Un président irresponsable devant les électeurs

Mais la cerise sur le gâteau, c’est l’idée d’un mandat unique en 2017. Qu’il s’agisse d’un quinquennat ou d’un septennat unique, le principe est le même : empêcher le chef de l’Etat d’être motivé par sa réélection. L’argument : les réformes à mener seraient tellement impopulaires, que le président devrait être libéré de tout agenda électoral. Or, ce qui est le plus dérangeant, c’est que cette idée est largement plébiscitée à droite (Fillon s’y est converti, mais aussi Gérard Larcher, Jean-Pierre Raffarin, Xavier Bertrand ou le très droitier Guillaume Peltier).

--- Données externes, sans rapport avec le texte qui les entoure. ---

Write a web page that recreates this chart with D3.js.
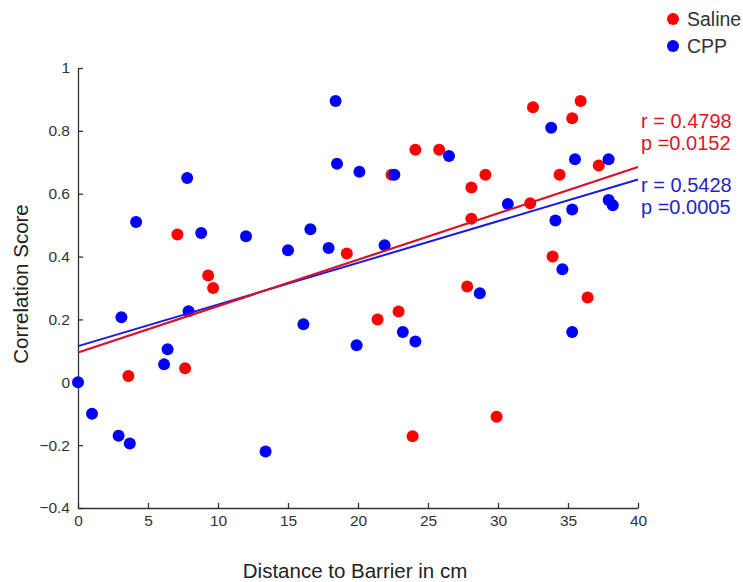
<!DOCTYPE html>
<html>
<head>
<meta charset="utf-8">
<script src="https://cdn.jsdelivr.net/npm/d3@7"></script>
<style>
  body { margin: 0; background: #fff; }
  svg { font-family: "Liberation Sans", Arial, sans-serif; }
</style>
</head>
<body>
<svg id="chart"></svg>
<script>
// data
var salineX = [3.6, 7.1, 7.65, 9.3, 9.65, 19.2, 21.4, 22.4, 22.9, 23.9, 24.1, 25.8, 27.8, 28.1, 28.1, 29.1, 29.9, 32.3, 32.5, 33.9, 34.4, 35.3, 35.9, 36.4, 37.2];
var salineY = [0.02, 0.47, 0.045, 0.34, 0.30, 0.41, 0.20, 0.66, 0.225, -0.172, 0.74, 0.74, 0.305, 0.62, 0.52, 0.66, -0.11, 0.57, 0.875, 0.40, 0.66, 0.84, 0.895, 0.27, 0.69];

var cppX = [0, 1.0, 2.9, 3.7, 3.1, 6.15, 6.4, 7.9, 4.15, 7.8, 8.8, 12.0, 18.4, 18.5, 20.1, 22.6, 15.0, 16.6, 17.9, 21.9, 13.4, 16.1, 19.9, 23.2, 24.1, 26.5, 30.7, 33.8, 35.5, 37.9, 35.3, 34.1, 37.9, 38.2, 28.7, 34.6, 35.3];
var cppY = [0, -0.1, -0.17, -0.195, 0.207, 0.057, 0.105, 0.226, 0.51, 0.65, 0.475, 0.465, 0.895, 0.695, 0.67, 0.66, 0.42, 0.487, 0.427, 0.436, -0.22, 0.185, 0.118, 0.16, 0.13, 0.72, 0.567, 0.81, 0.71, 0.71, 0.55, 0.515, 0.58, 0.563, 0.283, 0.36, 0.16];

// fitted lines [value at x=0, value at x=40]
var salineFit = [0.095, 0.685];
var cppFit = [0.115, 0.645];

var seriesNames = ['Saline', 'CPP'];
var statsSaline = ['r = 0.4798', 'p =0.0152'];
var statsCPP = ['r = 0.5428', 'p =0.0005'];

var xTicks = [0, 5, 10, 15, 20, 25, 30, 35, 40];
var yTicks = [-0.4, -0.2, 0, 0.2, 0.4, 0.6, 0.8, 1];

var W = 743, H = 582;
var margin = {top: 68, right: 105, bottom: 74, left: 78};

var svg = d3.select('#chart')
    .attr('width', W)
    .attr('height', H);

var x = d3.scaleLinear().domain([0, 40]).range([margin.left, W - margin.right]);
var y = d3.scaleLinear().domain([-0.4, 1]).range([H - margin.bottom, margin.top]);

var red = '#ff0000', blue = '#0000ff';

// axes, ticks inside like matlab
var xAxis = d3.axisBottom(x).tickValues(xTicks).tickSizeInner(-5).tickSizeOuter(0).tickPadding(7);
var yAxis = d3.axisLeft(y).tickValues(yTicks).tickSizeInner(-5).tickSizeOuter(0).tickPadding(8)
    .tickFormat(function(d) { return d3.format('')(+d.toFixed(1)); });

var gx = svg.append('g')
    .attr('transform', 'translate(0,' + (H - margin.bottom) + ')')
    .call(xAxis);
var gy = svg.append('g')
    .attr('transform', 'translate(' + margin.left + ',0)')
    .call(yAxis);

[gx, gy].forEach(function(g) {
  g.attr('font-size', 15.5).attr('font-family', '"Liberation Sans", Arial, sans-serif');
  g.select('.domain').attr('stroke', '#333').attr('stroke-width', 1.3);
  g.selectAll('.tick line').attr('stroke', '#333').attr('stroke-width', 1.3);
  g.selectAll('.tick text').attr('fill', '#333');
});

// points
var saline = salineX.map(function(d, i) { return [d, salineY[i]]; });
var cpp = cppX.map(function(d, i) { return [d, cppY[i]]; });

svg.append('g').selectAll('circle')
    .data(saline).enter().append('circle')
    .attr('cx', function(d) { return x(d[0]); })
    .attr('cy', function(d) { return y(d[1]); })
    .attr('r', 6)
    .attr('fill', red);

svg.append('g').selectAll('circle')
    .data(cpp).enter().append('circle')
    .attr('cx', function(d) { return x(d[0]); })
    .attr('cy', function(d) { return y(d[1]); })
    .attr('r', 6)
    .attr('fill', blue);

// regression lines
var line = d3.line().x(function(d) { return x(d[0]); }).y(function(d) { return y(d[1]); });

svg.append('path')
    .datum([[0, cppFit[0]], [40, cppFit[1]]])
    .attr('d', line).attr('fill', 'none')
    .attr('stroke', '#1a1ae0').attr('stroke-width', 2);
svg.append('path')
    .datum([[0, salineFit[0]], [40, salineFit[1]]])
    .attr('d', line).attr('fill', 'none')
    .attr('stroke', '#d8102a').attr('stroke-width', 2.2);

// stats text
var statsG = svg.append('g').attr('font-size', 20);
statsG.selectAll('.s1').data(statsSaline).enter().append('text')
    .attr('x', 641).attr('y', function(d, i) { return 128 + i * 22; })
    .attr('fill', '#d81828').text(function(d) { return d; });
statsG.selectAll('.s2').data(statsCPP).enter().append('text')
    .attr('x', 641).attr('y', function(d, i) { return 192 + i * 22; })
    .attr('fill', '#2525c0').text(function(d) { return d; });

// legend
var legend = svg.append('g');
seriesNames.forEach(function(name, i) {
  var ly = 19 + i * 27;
  legend.append('circle').attr('cx', 673).attr('cy', ly).attr('r', 6)
      .attr('fill', i === 0 ? red : blue);
  legend.append('text').attr('x', 687).attr('y', ly + 7)
      .attr('font-size', 19.5).attr('fill', '#333').text(name);
});

// axis titles
svg.append('text')
    .attr('x', 355).attr('y', 578)
    .attr('text-anchor', 'middle').attr('font-size', 20.5).attr('fill', '#222')
    .text('Distance to Barrier in cm');
svg.append('text')
    .attr('transform', 'translate(28,284) rotate(-90)')
    .attr('text-anchor', 'middle').attr('font-size', 20.5).attr('fill', '#222')
    .text('Correlation Score');
</script>
</body>
</html>
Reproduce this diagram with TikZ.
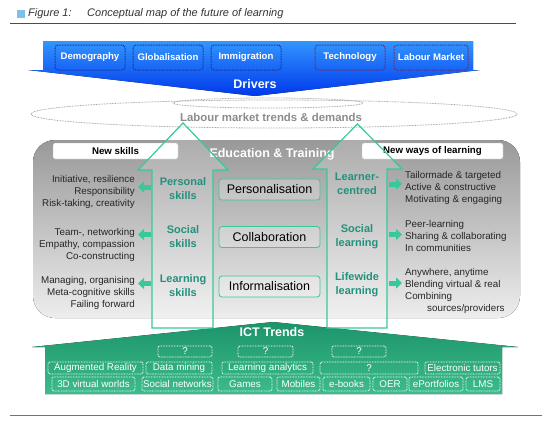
\documentclass[tikz,border=0pt]{standalone}
\usepackage{fontspec}
\setmainfont{Liberation Sans}
\usetikzlibrary{arrows.meta,positioning}
\definecolor{drvtop}{RGB}{50,150,255}
\definecolor{drvbot}{RGB}{0,55,235}
\definecolor{drvdot}{RGB}{30,45,150}
\definecolor{drvred}{RGB}{115,35,100}
\definecolor{ictop}{RGB}{28,148,105}
\definecolor{icbot}{RGB}{60,188,140}
\definecolor{tealline}{RGB}{55,200,155}
\definecolor{tealtext}{RGB}{35,145,125}
\definecolor{hdrblue}{RGB}{125,192,232}
\definecolor{hdrtext}{RGB}{50,50,50}
\begin{document}
\begin{tikzpicture}[x=1pt,y=-1pt,
  dots/.style={line width=.8pt,dash pattern=on .8pt off .8pt},
  drv/.style={draw=drvdot,dots,line width=1pt,rounded corners=3pt,minimum width=70pt,minimum height=25pt,inner sep=0pt,text=white,font=\fontsize{9.6}{11}\selectfont\bfseries},
  ict/.style={draw=white,dots,rounded corners=2pt,inner sep=0pt,text=white,font=\fontsize{9.8}{11}\selectfont},
  way/.style={draw=gray!60,fill=white,rounded corners=2pt,minimum height=16pt,inner sep=0pt,font=\fontsize{9.7}{11}\selectfont\bfseries},
  mode/.style={draw=tealline,thick,fill=white,fill opacity=.25,text opacity=1,rounded corners=3pt,minimum width=101pt,minimum height=21pt,inner sep=0pt,font=\fontsize{12.5}{14}\selectfont},
  lbl/.style={text=tealtext,align=center,inner sep=0pt,font=\fontsize{11}{14}\selectfont\bfseries},
  lst/.style={inner sep=0pt,text=black!85,font=\fontsize{9.8}{11.8}\selectfont},
  title/.style={text=white,inner sep=0pt,font=\fontsize{12.5}{14}\selectfont\bfseries},
  bigarr/.style={draw=tealline,line width=1.2pt,fill=white,fill opacity=.2},
  smarr/.style={tealline,line width=5pt,-{Triangle[length=6pt,width=11pt]}},
  cloudline/.style={draw=gray!70,dots}]
\useasboundingbox (0,0) rectangle (548,432);
% header
\fill[hdrblue] (17,10) rectangle (25,18);
\node[anchor=west,inner sep=0pt,text=hdrtext,font=\fontsize{11}{13}\selectfont\itshape] (fig) at (28,14) {Figure 1:};
\node[anchor=west,inner sep=0pt,text=hdrtext,font=\fontsize{11}{13}\selectfont\itshape] (cap) at (87,14) {Conceptual map of the future of learning};
\draw[black!70] (10,23) -- (516,23);
% drivers
\fill[top color=drvtop,bottom color=drvbot] (43,41) -- (473,41) -- (473,70) -- (480,70) -- (255,96) -- (28,70) -- (43,70) -- cycle;
\node[drv] (dem) at (90,57.5) {Demography};
\node[drv,right=7pt of dem] (glo) {Globalisation};
\node[drv,right=7pt of glo] (imm) {Immigration};
\node[drv,draw=drvred] (tec) at (350,57.5) {Technology};
\node[drv,draw=drvred,minimum width=74pt,right=8pt of tec] (lab) {Labour Market};
\node[title] (drivers) at (255,84) {Drivers};
% labour market cloud
\draw[cloudline,fill=white] (274,114) ellipse [x radius=243,y radius=14];
\draw[cloudline] (268,103) ellipse [x radius=95,y radius=5];
\node[inner sep=0pt,text=black!45,font=\fontsize{11.4}{13}\selectfont\bfseries] (lmt) at (271,117) {Labour market trends \& demands};
% education and training
\fill[top color=black!40,bottom color=black!7,rounded corners=22pt] (33,140) rectangle (520,318);
\node[way,minimum width=125pt] (nsk) at (115.5,151) {New skills};
\node[way,minimum width=141pt] (nwl) at (432.5,151) {New ways of learning};
\node[title] (edu) at (272,154) {Education \& Training};
\node[mode] (pers) at (269.5,189.5) {Personalisation};
\node[mode] (coll) at (269.5,237) {Collaboration};
\node[mode] (info) at (269.5,286.5) {Informalisation};
% ICT trends
\fill[top color=ictop,bottom color=icbot] (45,394) -- (45,347) -- (32,347) -- (273,322) -- (518,347) -- (502,347) -- (502,394) -- cycle;
\node[title] (ict) at (272,332) {ICT Trends};
\node[ict,minimum width=54pt,minimum height=11pt] (q1) at (185,351.5) {?};
\node[ict,minimum width=55pt,minimum height=11pt] (q2) at (265.5,351.5) {?};
\node[ict,minimum width=54pt,minimum height=11pt] (q3) at (359,351.5) {?};
\node[ict,minimum width=95pt,minimum height=12pt] (ar) at (95.5,368) {Augmented Reality};
\node[ict,minimum width=66pt,minimum height=12pt] (dm) at (179,368) {Data mining};
\node[ict,minimum width=91pt,minimum height=12pt] (la) at (267.5,368) {Learning analytics};
\node[ict,minimum width=98pt,minimum height=12pt] (q4) at (369,368) {?};
\node[ict,minimum width=75pt,minimum height=12pt] (et) at (462.5,368) {Electronic tutors};
\node[ict,minimum width=83pt,minimum height=14pt] (vw) at (93.5,384) {3D virtual worlds};
\node[ict,minimum width=71pt,minimum height=14pt] (sn) at (177.5,384) {Social networks};
\node[ict,minimum width=54pt,minimum height=14pt] (gam) at (245,384) {Games};
\node[ict,minimum width=43pt,minimum height=14pt] (mob) at (298.5,384) {Mobiles};
\node[ict,minimum width=47pt,minimum height=14pt] (ebk) at (346.5,384) {e-books};
\node[ict,minimum width=34pt,minimum height=14pt] (oer) at (390,384) {OER};
\node[ict,minimum width=54pt,minimum height=14pt] (epf) at (436,384) {ePortfolios};
\node[ict,minimum width=34pt,minimum height=14pt] (lms) at (483,384) {LMS};
% big arrows
\draw[bigarr] (152,328) -- (152,170) -- (138,170) -- (183,123) -- (228,170) -- (213,170) -- (213,328) -- cycle;
\draw[bigarr] (327,328) -- (327,169) -- (313,169) -- (357.5,124) -- (402,169) -- (387,169) -- (387,328) -- cycle;
\node[lbl] (psk) at (183,189) {Personal\\skills};
\node[lbl] (ssk) at (183,236.5) {Social\\skills};
\node[lbl] (lsk) at (183,285.5) {Learning\\skills};
\node[lbl] (lcen) at (357,184) {Learner-\\centred};
\node[lbl] (slrn) at (357,236.5) {Social\\learning};
\node[lbl] (lwide) at (357,285) {Lifewide\\learning};
% lists
\node[lst,anchor=east,align=right] (psl) at (135,192) {Initiative, resilience\\Responsibility\\Risk-taking, creativity};
\node[lst,anchor=east,align=right] (ssl) at (135,245) {Team-, networking\\Empathy, compassion\\Co-constructing};
\node[lst,anchor=east,align=right] (lsl) at (135,293) {Managing, organising\\Meta-cognitive skills\\Failing forward};
\node[lst,anchor=west,align=left] (lcl) at (405,188) {Tailormade \& targeted\\Active \& constructive\\Motivating \& engaging};
\node[lst,anchor=west,align=left] (srl) at (405,236) {Peer-learning\\Sharing \& collaborating\\In communities};
\node[lst,anchor=west,align=left] (lwl) at (405,291) {Anywhere, anytime\\Blending virtual \& real\\Combining\\\hspace*{22pt}sources/providers};
\draw[smarr] ([xshift=-32pt,yshift=2pt]psk.center) -- ([xshift=-45pt,yshift=2pt]psk.center);
\draw[smarr] ([xshift=-32pt,yshift=2pt]ssk.center) -- ([xshift=-45pt,yshift=2pt]ssk.center);
\draw[smarr] ([xshift=-32pt,yshift=2pt]lsk.center) -- ([xshift=-45pt,yshift=2pt]lsk.center);
\draw[smarr] ([xshift=32pt]lcen.center) -- ([xshift=45pt]lcen.center);
\draw[smarr] ([xshift=32pt,yshift=2pt]slrn.center) -- ([xshift=45pt,yshift=2pt]slrn.center);
\draw[smarr] ([xshift=32pt,yshift=2pt]lwide.center) -- ([xshift=45pt,yshift=2pt]lwide.center);
% footer
\draw[black!55,line width=1pt] (10,415) -- (542,415);
\end{tikzpicture}
\end{document}
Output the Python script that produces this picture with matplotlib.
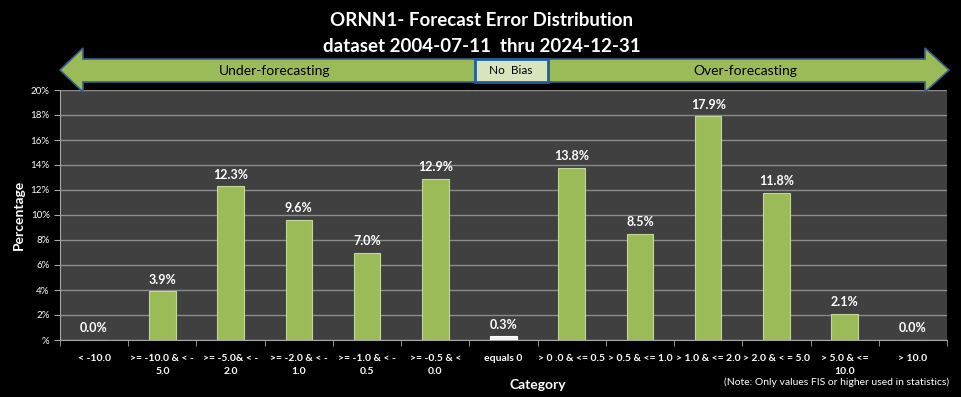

L’idée est tellement répandue, qu’elle a même l’assentiment de Marine Le Pen qui en réclame la paternité. Même à gauche, elle fait florès. Arnaud Montebourg, qu’on a connu plus inspiré sur la nécessité d’une 6e république, ne jure plus que par le « septennat sec », tout comme les radicaux de gauche, mais aussi… Cécile Duflot. C’est pourtant la négation du principe même de la démocratie représentative. Imagine-t-on un président qui n’aurait aucun compte à rendre à ceux qui l’ont élu ? Rappelons que le président de la république française concentre entre ses mains plus de pouvoirs que le président des Etats-Unis, qu’il est libre de dissoudre l’assemblée nationale, sans être responsable devant cette dernière, et ne peut être traduit en justice pendant son mandat. A tel point que les constitutionnalistes ont forgé, pour le régime français, l’expression « régime présidentialiste ». Et à vrai dire, ce qui distingue, pour l’instant, ce président d’un dictateur au petit pied, c’est précisément qu’il est élu et qu’il s’appuie sur une majorité parlementaire. S’il n’est plus responsable devant les électeurs, s’il n’est plus tenu de rechercher le soutien d’une majorité parlementaire, qu’il prévoit de court-circuiter en gouvernant par ordonnances, est-on encore dans une démocratie ? C’est une question qui pourrait bien se poser avec acuité en 2017.